We ought to be cultivating a reverence for God’s word, and learning to imitate it when we speak to him in return, by cultivating an appropriate linguistic aesthetic. We do not go to church wearing beach clothes — and we should not speak at church using beach words.
Complaints about “thees” and “thous” being archaic and unfamiliar and discomfiting to the modern church-goer thus miss the point as much as similar complaints about suits. I do not mean that we must immediately rewrite our liturgies to use only early modern English — but we should have aspirations, and be moving in that direction.
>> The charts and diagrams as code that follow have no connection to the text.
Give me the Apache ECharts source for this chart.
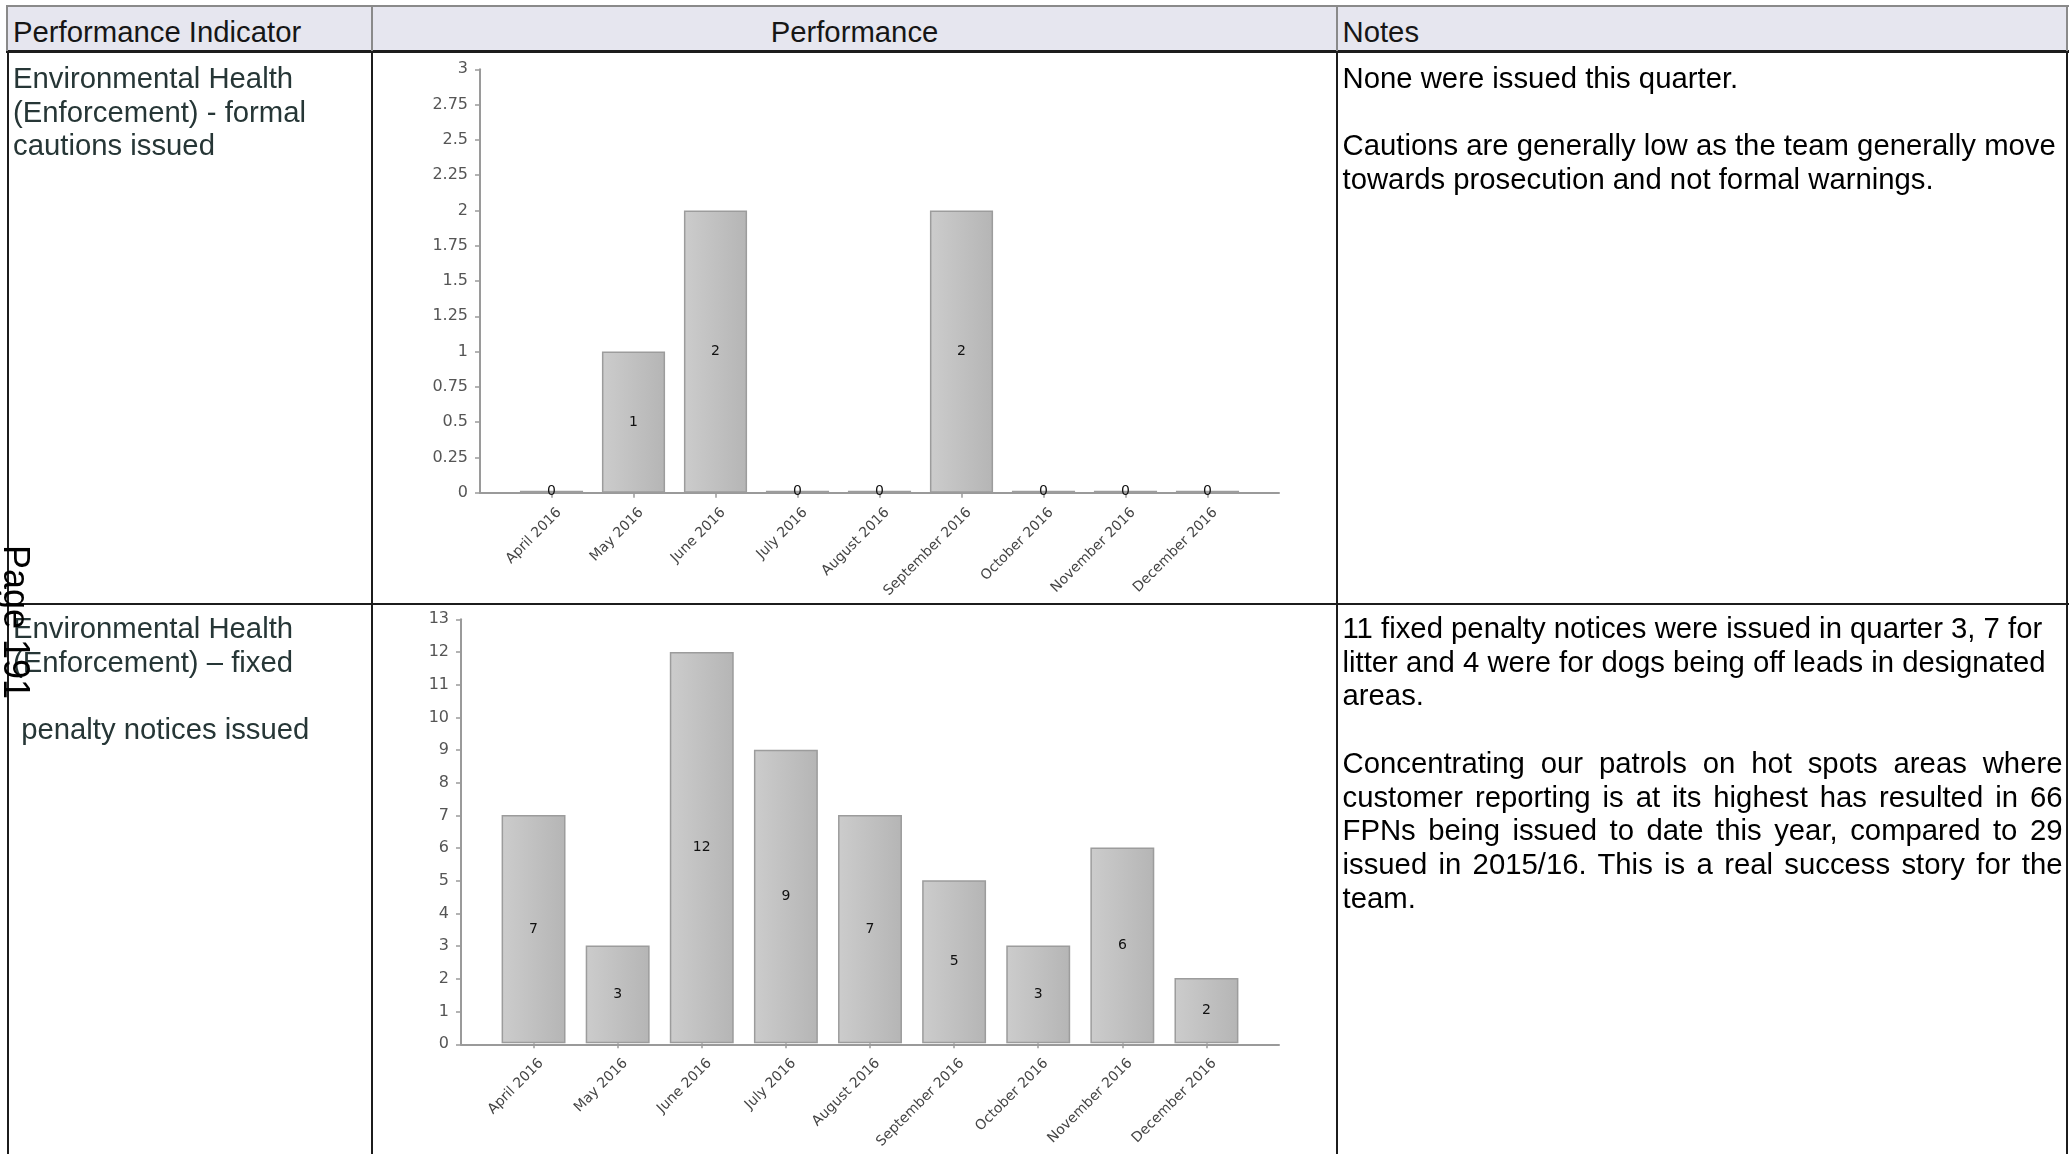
<!DOCTYPE html>
<html>
<head>
<meta charset="utf-8">
<title>Environmental Health (Enforcement) performance</title>
<script src="https://cdn.jsdelivr.net/npm/echarts@6/dist/echarts.min.js"></script>
<style>
  html, body { margin: 0; padding: 0; background: #ffffff; }
  #page { position: relative; width: 2071px; height: 1154px; overflow: hidden; background: #ffffff; }
  #charts { position: absolute; left: 0; top: 0; width: 2071px; height: 1154px; }
  .rule { position: absolute; pointer-events: none; }
  .txt {
    position: absolute; pointer-events: none;
    font-family: "Liberation Sans", Arial, sans-serif;
    font-size: 29.3px; line-height: 33.7px; white-space: nowrap;
  }
  .head { color: #161616; }
  .indicator { color: #263636; }
  .notes { color: #000000; white-space: normal; width: 720px; }
  .notes p { margin: 0; }
  .justify { text-align: justify; }
  .pageno {
    position: absolute; left: 34px; top: 545px;
    font-family: "Liberation Sans", Arial, sans-serif;
    font-size: 36px; line-height: 35px; color: #000; white-space: nowrap;
    transform: rotate(90deg); transform-origin: 0 0;
  }
</style>
</head>
<body>
<div id="page">
  <div id="charts"></div>

  <!-- header band -->
  <div class="rule" style="left:7px;top:6px;width:2061px;height:45px;background:#e6e6ef;"></div>
  <!-- horizontal rules -->
  <div class="rule" style="left:6px;top:5px;width:2063px;height:2px;background:#8a8a8a;"></div>
  <div class="rule" style="left:6px;top:50px;width:2063px;height:3px;background:#1c1c1c;"></div>
  <div class="rule" style="left:6px;top:603px;width:2063px;height:2px;background:#1c1c1c;"></div>
  <!-- vertical rules, header part -->
  <div class="rule" style="left:6px;top:5px;width:2px;height:46px;background:#8a8a8a;"></div>
  <div class="rule" style="left:371px;top:5px;width:2px;height:46px;background:#8a8a8a;"></div>
  <div class="rule" style="left:1336px;top:5px;width:2px;height:46px;background:#8a8a8a;"></div>
  <div class="rule" style="left:2066px;top:5px;width:2px;height:46px;background:#8a8a8a;"></div>
  <!-- vertical rules, body part -->
  <div class="rule" style="left:7px;top:51px;width:2px;height:1110px;background:#1c1c1c;"></div>
  <div class="rule" style="left:371px;top:51px;width:2px;height:1110px;background:#1c1c1c;"></div>
  <div class="rule" style="left:1336px;top:51px;width:2px;height:1110px;background:#1c1c1c;"></div>
  <div class="rule" style="left:2066px;top:51px;width:2px;height:1110px;background:#1c1c1c;"></div>

  <!-- header captions -->
  <div class="txt head" style="left:13px;top:14.8px;">Performance Indicator</div>
  <div class="txt head" style="left:373px;top:14.8px;width:963px;text-align:center;">Performance</div>
  <div class="txt head" style="left:1342.5px;top:14.8px;">Notes</div>

  <!-- row 1 -->
  <div class="txt indicator" style="left:13px;top:61px;">Environmental Health<br>(Enforcement) - formal<br>cautions issued</div>
  <div class="txt notes" style="left:1342.5px;top:61px;">
    <p>None were issued this quarter.</p>
    <p>&nbsp;</p>
    <p>Cautions are generally low as the team generally move towards prosecution and not formal warnings.</p>
  </div>

  <!-- row 2 -->
  <div class="txt indicator" style="left:13px;top:611px;">Environmental Health<br>(Enforcement) – fixed<br><br>&nbsp;penalty notices issued</div>
  <div class="txt notes" style="left:1342.5px;top:611px;">
    <p>11 fixed penalty notices were issued in quarter 3, 7 for litter and 4 were for dogs being off leads in designated areas.</p>
    <p>&nbsp;</p>
    <p class="justify">Concentrating our patrols on hot spots areas where customer reporting is at its highest has resulted in 66 FPNs being issued to date this year, compared to 29 issued in 2015/16. This is a real success story for the team.</p>
  </div>

  <div class="pageno">Page 191</div>
</div>

<script>
// Months reported on
const months = ['April 2016', 'May 2016', 'June 2016', 'July 2016', 'August 2016',
                'September 2016', 'October 2016', 'November 2016', 'December 2016'];

// Formal cautions issued per month
const formalCautions = [0, 1, 2, 0, 0, 2, 0, 0, 0];

// Fixed penalty notices issued per month
const fixedPenaltyNotices = [7, 3, 12, 9, 7, 5, 3, 6, 2];

// Value-axis ranges and tick steps
const cautionsScale = [0, 3, 0.25];
const fpnScale = [0, 13, 1];

const FONT = 'DejaVu Sans';
const AXIS_GREY = '#9a9a9a';

const chart = echarts.init(document.getElementById('charts'), null, { renderer: 'canvas' });

const barFill = new echarts.graphic.LinearGradient(0, 0, 1, 0, [
  { offset: 0, color: '#cccccc' },
  { offset: 1, color: '#b5b5b5' }
]);

// Each panel uses an outer grid for the axis frame (which runs a little
// past the outermost bars) and an inner grid holding the category bands.
function panel(frame, pad, values, scale, gap, minHeight, firstGrid) {
  const inner = { left: frame.left + pad, top: frame.top, width: frame.width - 2 * pad, height: frame.height };
  const grids = [frame, inner];
  const xAxes = [
    {
      gridIndex: firstGrid, type: 'value', min: 0, max: 1,
      axisLine: { show: true, lineStyle: { color: AXIS_GREY, width: 2 } },
      axisTick: { show: false }, axisLabel: { show: false }, splitLine: { show: false }
    },
    {
      gridIndex: firstGrid + 1, type: 'category', data: months, boundaryGap: true,
      axisLine: { show: false },
      axisTick: { show: true, alignWithLabel: true, length: 5, lineStyle: { color: AXIS_GREY, width: 1.5 } },
      axisLabel: {
        interval: 0, rotate: 45, margin: 10,
        verticalAlign: 'top', lineHeight: 22,
        color: '#454545', fontFamily: FONT, fontSize: 14
      },
      splitLine: { show: false }
    }
  ];
  const yAxes = [
    {
      gridIndex: firstGrid, type: 'value', min: scale[0], max: scale[1], interval: scale[2],
      axisLine: { show: true, lineStyle: { color: AXIS_GREY, width: 2 } },
      axisTick: { show: true, length: 5, lineStyle: { color: AXIS_GREY, width: 1.5 } },
      axisLabel: { margin: 12, color: '#555555', fontFamily: FONT, fontSize: 16 },
      splitLine: { show: false }
    },
    {
      gridIndex: firstGrid + 1, type: 'value', min: scale[0], max: scale[1], interval: scale[2], show: false
    }
  ];
  const series = {
    type: 'bar',
    xAxisIndex: firstGrid + 1, yAxisIndex: firstGrid + 1,
    data: values,
    barCategoryGap: gap,
    barMinHeight: minHeight,
    itemStyle: { color: barFill, borderColor: '#9c9c9c', borderWidth: 1.5 },
    label: {
      show: true, position: 'inside', color: '#111111',
      fontFamily: FONT, fontSize: 14
    },
    emphasis: { disabled: true },
    silent: true
  };
  return { grids, xAxes, yAxes, series };
}

const cautionsPanel = panel({ left: 480, top: 69.3, width: 799, height: 423.4 }, 30.5,
                            formalCautions, cautionsScale, '23%', 2, 0);
const fpnPanel = panel({ left: 461, top: 619.3, width: 818, height: 425 }, 30.5,
                       fixedPenaltyNotices, fpnScale, '24%', 0, 2);

chart.setOption({
  animation: false,
  backgroundColor: 'transparent',
  textStyle: { fontFamily: FONT },
  grid: cautionsPanel.grids.concat(fpnPanel.grids).map(g => Object.assign({ containLabel: false }, g)),
  xAxis: cautionsPanel.xAxes.concat(fpnPanel.xAxes),
  yAxis: cautionsPanel.yAxes.concat(fpnPanel.yAxes),
  series: [cautionsPanel.series, fpnPanel.series]
});
</script>
</body>
</html>
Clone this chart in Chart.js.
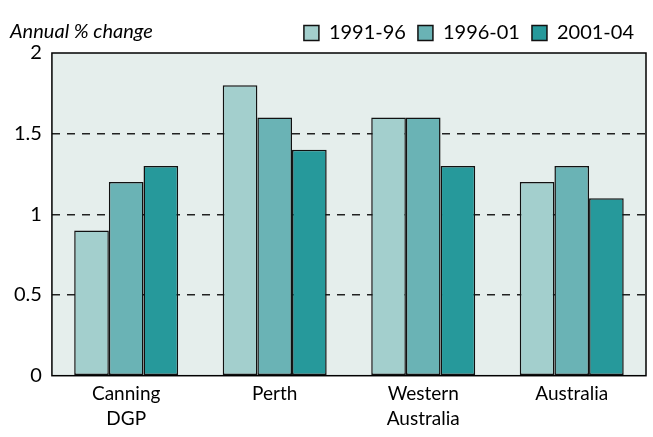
<!DOCTYPE html>
<html>
<head>
<meta charset="utf-8">
<script src="https://cdn.jsdelivr.net/npm/chart.js@4"></script>
<style>
  html, body { margin: 0; padding: 0; background: #fff; }
  #wrap { width: 653px; height: 437px; }
</style>
</head>
<body>
<div id="wrap"><canvas id="chart"></canvas></div>
<script>
const categories = [['Canning', 'DGP'], 'Perth', ['Western', 'Australia'], 'Australia'];
const periods = ['1991-96', '1996-01', '2001-04'];
const values9196 = [0.9, 1.8, 1.6, 1.2];
const values9601 = [1.2, 1.6, 1.6, 1.3];
const values0104 = [1.3, 1.4, 1.3, 1.1];
const yTicks = [0, 0.5, 1, 1.5, 2];
const colours = ['#a3cfcd', '#6ab3b5', '#26999b'];

const FONT = 'Lato, "Open Sans", sans-serif';

// plot background + frame + unit label
const chartDecor = {
    id: 'chartDecor',
    beforeDraw(chart) {
        const { ctx, chartArea: a } = chart;
        ctx.save();
        ctx.fillStyle = '#e5eeec';
        ctx.fillRect(a.left, a.top, a.right - a.left, a.bottom - a.top);
        ctx.restore();
    },
    afterDraw(chart) {
        const { ctx, chartArea: a } = chart;
        ctx.save();
        ctx.strokeStyle = '#000';
        ctx.lineWidth = 1.5;
        ctx.strokeRect(a.left, a.top, a.right - a.left, a.bottom - a.top);
        ctx.font = 'italic 20px ' + FONT;
        ctx.fillStyle = '#000';
        ctx.textBaseline = 'alphabetic';
        ctx.fillText('Annual % change', 10, 38);
        ctx.restore();
    }
};

const ctx = document.getElementById('chart').getContext('2d');
new Chart(ctx, {
    type: 'bar',
    data: {
        labels: categories,
        datasets: [values9196, values9601, values0104].map((vals, i) => ({
            label: periods[i],
            data: vals,
            backgroundColor: colours[i],
            borderColor: '#111',
            borderWidth: 1.5,
            borderSkipped: false
        }))
    },
    options: {
        responsive: true,
        maintainAspectRatio: false,
        animation: false,
        layout: { padding: { left: 4, right: 7, top: 11, bottom: 0 } },
        datasets: {
            bar: { categoryPercentage: 0.7, barPercentage: 1.0 }
        },
        plugins: {
            legend: {
                position: 'top',
                align: 'end',
                labels: {
                    boxWidth: 15,
                    boxHeight: 15,
                    padding: 12,
                    color: '#000',
                    font: { family: FONT, size: 20 }
                }
            },
            tooltip: { enabled: false }
        },
        scales: {
            x: {
                grid: { display: false, drawTicks: false },
                border: { display: false },
                ticks: {
                    color: '#000',
                    font: { family: FONT, size: 19, lineHeight: 1.35 },
                    padding: 5,
                    maxRotation: 0
                }
            },
            y: {
                min: 0,
                max: 2,
                afterBuildTicks(axis) {
                    axis.ticks = yTicks.map(v => ({ value: v }));
                },
                grid: {
                    color: ctx => (ctx.tick.value === 0 || ctx.tick.value === 2) ? 'rgba(0,0,0,0)' : '#222',
                    lineWidth: 1.5,
                    drawTicks: false
                },
                border: { display: false, dash: [8, 7] },
                ticks: {
                    color: '#000',
                    font: { family: FONT, size: 20 },
                    padding: 10,
                    callback: v => String(v)
                }
            }
        }
    },
    plugins: [chartDecor]
});
</script>
</body>
</html>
Even the most uneducated savage of a zoomer probably knows the Lord’s Prayer as, “Our Father who art in heaven” — and intuitively grasps that this language is more fitting than whatever modern abomination one might copy and paste out of the ESV. The language itself is forming them — it is shaping them to be better meaning-makers; to grasp more intuitively the distinction between God’s words and ours, and our liturgical words and our regular ones.
(On this point, one excellent little resource that I highly recommend for learning to pray in liturgical English is The Valley of Vision: A Collection of Puritan Prayers and Devotions.)
Obviously, everything I have said has significant implications for our doctrine of translation — and especially for what I have already tipped my hand by calling modern abominations. How we actually convey God’s original words in our own language is a question at the heart of the re-enchantment project — and in my view a locus of the most urgent need for reform.
But that is a topic for another time.
This was fantastic! It is so tempting to make re-enchantment all about paranormal activity, but not, it is ancient High-Church Christianity! It is liturgy for all of life!!!